Die Franzosen haben lediglich zunächst nicht besonders gut gekontert, bzw. hat Schweinsteiger in dieser Phase wirklich exzellent gespielt und den Braten jeweils gerochen.
Dass nach im Grunde krachenden Niederlagen der Eindruck besteht, man habe ein tolles Spiel gemacht und den Gegner dominiert, ist sich selbst in die Tasche gelogen.
Wenn Löw klug ist, wirft er seine bisherigen Berater raus und krempelt seinen Laden um oder er macht den Weg frei für neue Konzepte.
Wie geschrieben steht. Es ist eine durchaus anerkennenswerte Leistung, sechsmal das HF erreicht zu haben. Viermal davon rausgeflogen zu sein ist nicht ganz so beeindruckend.
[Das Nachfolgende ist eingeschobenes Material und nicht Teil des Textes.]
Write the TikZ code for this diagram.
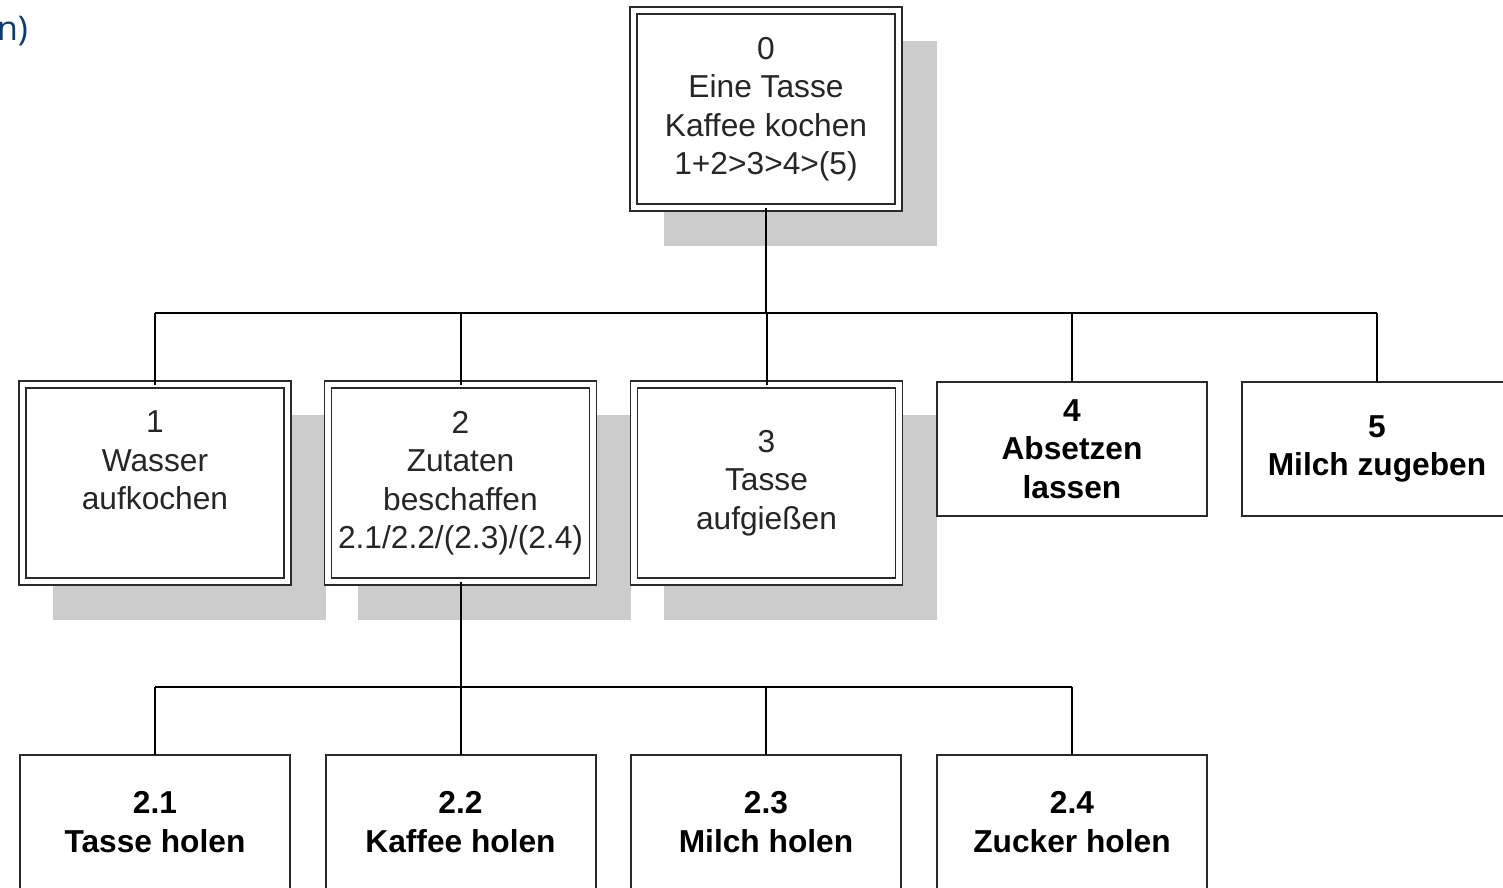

Ich glaube allerdings nicht, dass Löw klug ist.
Tut mir leid, 5 Euro ins Phrasenschwein: Wer keine Tore schießt, kann auch nicht gewinnen!
Statt Angriffsfußball (nicht nur in der letzten Viertelstunde, vielleicht von Anfang an?) wieder das übliche Hin-und-Her-Geschiebe, Tici-Taca tralala, Ballbesitz um jeden Preis, ja keinen Fehler machen. Zum zweiten Mal einen Elfer wegen eines Handspiels kassiert (Lernfähigkeit?) und dann eine Viererkette, aber leider eine Fehler-Viererkette (Höwedes, Kimmich, Mustafi, Neuer), die zum 0:2 führte.
Schlüsselspieler wie Gomez (= Stoßstürmer) und Hummels (Abwehrchef) gleich mal gar nicht dabei, dafür Müller (außer Form) und Götze (schon länger außer Form). Warum darf der pfeilschnelle und dribbelstarke Sané erst in den letzten Minuten ran? Bezeichnend, daß die drei größten Chancen (Kimmich Pfosten, Mustafi in den Nachthimmel, Höwedes-Kopfball vom Torwart pariert) durch Abwehrspieler (!) entstanden.
Vielleicht hat Mehmet Scholl mit seinem Taktik-Wutausbruch recht:
Statt Ballbesitz um jeden Preis vielleicht mal mutiger nach vorne spielen, Vorbilder sind die "Zwerge", allen voran Island und Wales. Und vielleicht, außer Gomez, mit einem zweiten Stoßstürmer.
Aber dazu müßte nicht nur der schweizerische "Taktik-Gott" verschwinden, sondern vermutlich auch das gesamte Trainer-Team, das seit Jahren auf diese langweilige Philosophie setzt.
Im Nachhinein bin ich noch ganz froh, daß ich kein - völlig überteuertes - Trikot gekauft habe.